Analysis: 2014 must be better for Ladbrokes
With 2013 proving to be a year to forget for the UK bookmaker, Ladbrokes must demonstrate improvement next year or CEO Richard Glynn could be in trouble
When Ladbrokes announced it had reached an agreement with egaming software supplier Playtech to overhaul its digital business in March, the industry concluded it was onto a winner.
Having been released from its previous agreement with William Hill just two weeks before, Playtech was perfectly poised to reinvigorate an online offering that had clearly been faltering. Ladbrokes’ attempts to develop its own platforms had ground to a halt, and Playtech’s success with Hills lent considerable weight to its market-leading reputation.
Ladbrokes CEO Richard Glynn was suitably enthused by the deal, citing it to be the “next phase of our reinvigoration”. However the integration has not gone to plan, and both the operator and Glynn now face a tough start to 2014.
This last year has seen three profit warnings and more than 200 jobs come under threat of redundancy as the operator continues to reinvent itself for the digital era. But faith in Ladbrokes rebirth has been dented.
Richard Glynn’s admission that Ladbrokes had underestimated the migration’s disruption to its existing business provided an insight into the relationship between operator and supplier, as did his view that more was expected from Ladbrokes’ Israel-based staff.
Glynn’s position was unsurprisingly questioned, yet an internal rallying call issued to staff in early October sought to galvanise the company in a push to not just meet the revised expectations, but stabilise it prior to delivering growth in 2014.
And with the year ending, the first green shoots of recovery are now beginning to sprout. The operator is now ahead of schedule in its adoption of the Mobenga mobile sportsbook, an integral product considering mobile’s importance as a growth-driving platform.

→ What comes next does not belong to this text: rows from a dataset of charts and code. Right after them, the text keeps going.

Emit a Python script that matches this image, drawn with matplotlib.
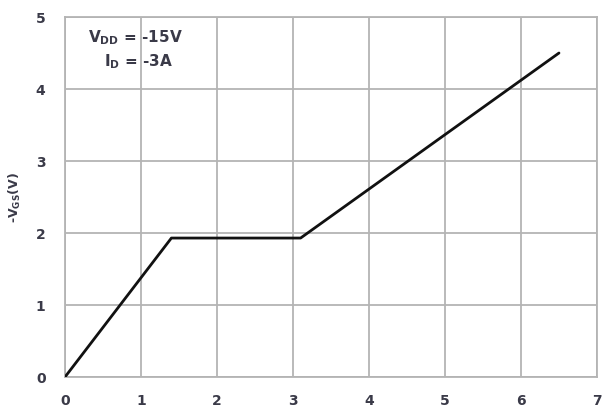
import matplotlib
matplotlib.use("Agg")
import matplotlib.pyplot as plt

# Gate charge curve: -VGS versus gate charge
qg = [0.0, 1.4, 3.1, 6.5]
vgs = [0.0, 1.93, 1.93, 4.5]
x_ticks = [0, 1, 2, 3, 4, 5, 6, 7]
y_ticks = [0, 1, 2, 3, 4, 5]

plt.rcParams['font.family'] = ['DejaVu Sans']
text_color = '#3a3a48'

fig = plt.figure(figsize=(6.03, 4.07), dpi=100)
ax = fig.add_axes([0.1078, 0.0737, 0.8822, 0.8845])

ax.plot(qg, vgs, color='#111111', lw=2.0, solid_capstyle='round', zorder=3)

ax.set_xlim(0, 7)
ax.set_ylim(0, 5)
ax.set_xticks(x_ticks)
ax.set_yticks(y_ticks)
ax.grid(True, color='#b4b4b4', lw=1.3)
for s in ax.spines.values():
    s.set_color('#b4b4b4')
    s.set_linewidth(1.3)
ax.tick_params(axis='y', length=0, pad=14, labelsize=10, labelcolor=text_color)
ax.tick_params(axis='x', length=0, pad=12, labelsize=10, labelcolor=text_color)
for lbl in ax.get_xticklabels() + ax.get_yticklabels():
    lbl.set_fontweight('bold')

fig.text(0.025, 0.515, r'-V$_{\mathregular{GS}}$(V)', rotation=90, ha='center', va='center',
         fontsize=9, fontweight='bold', color=text_color)

ax.text(0.92, 4.72, r'V$_{\mathregular{DD}}$ = -15V', ha='center', va='center',
        fontsize=11, fontweight='bold', color=text_color)
ax.text(0.97, 4.375, r'I$_{\mathregular{D}}$ = -3A', ha='center', va='center',
        fontsize=11, fontweight='bold', color=text_color)

fig.savefig('out.png', dpi=100)
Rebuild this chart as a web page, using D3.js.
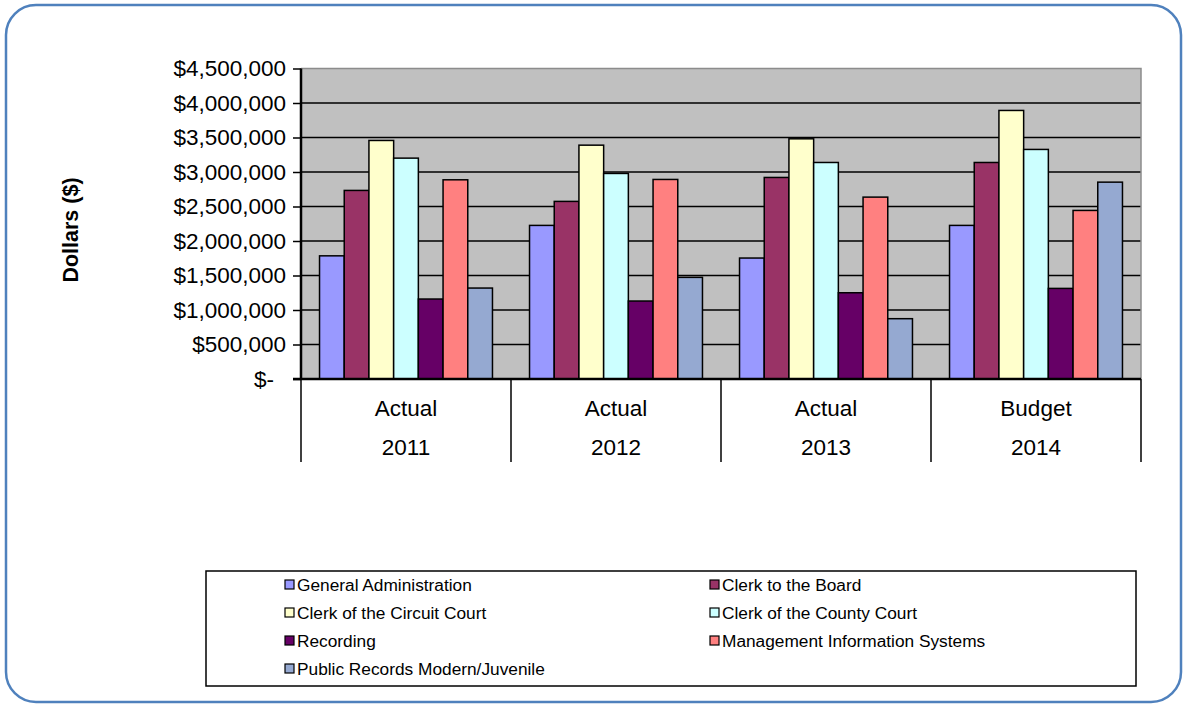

Ladbrokes will complete the migration of its poker service to Playtech’s iPoker network this month and has now clarified that its players are to feature on the network’s highest tier, which can only help boost a vertical that was down 25% in the six months to 30 June this year.
The Ladbrokes Exchange also launched in recent weeks, with the long term goal of providing an exchange product to take on Betfair. Attempting to scrape some of Betfair’s 92% market share will be a considerable challenge, but a “major” piece of innovation is reserved for early next year.
But Karl Burns, an analyst at Panmure Gordon, says that while the most recent product launches are something of a rally from the operator, it’s one that has been expected. “It’s simply what’s required to be competitive with the likes of William Hill,” Burns adds.
Moves into other regulated markets such as Spain, Australia and a future move into Belgium will also help “ particularly with the UK’s Point of Consumption tax looming “ however again these are ones other operators have already pulled, and the markets remain hugely competitive. “I don’t know whether they’re just trying to reinvent the wheel here,” Burns says.
What remains integral to any Ladbrokes resurgence is the final and most important phases of the Playtech migration, currently hamstrung by the operator’s existing partnership with Microgaming. Playtech’s IMS will enable tools such as a single wallet, customer acquisition and cross-promoting into more profitable verticals, however these are all tools considered standard by Ladbrokes’ rivals.
Ladbrokes is now playing catch-up, with Burns expecting a number of special offers and bonuses designed specifically to entice customers back. The offers are likely to impact on the operator’s top line, but such a hit will be crucial in Ladbrokes’ attempts to increase its player yield. It can’t afford to make any more mistakes in what will be a defining year for the firm. Not everyone is hopeful it can turn things around, however. “It might just be too little, too late,” Burns concludes.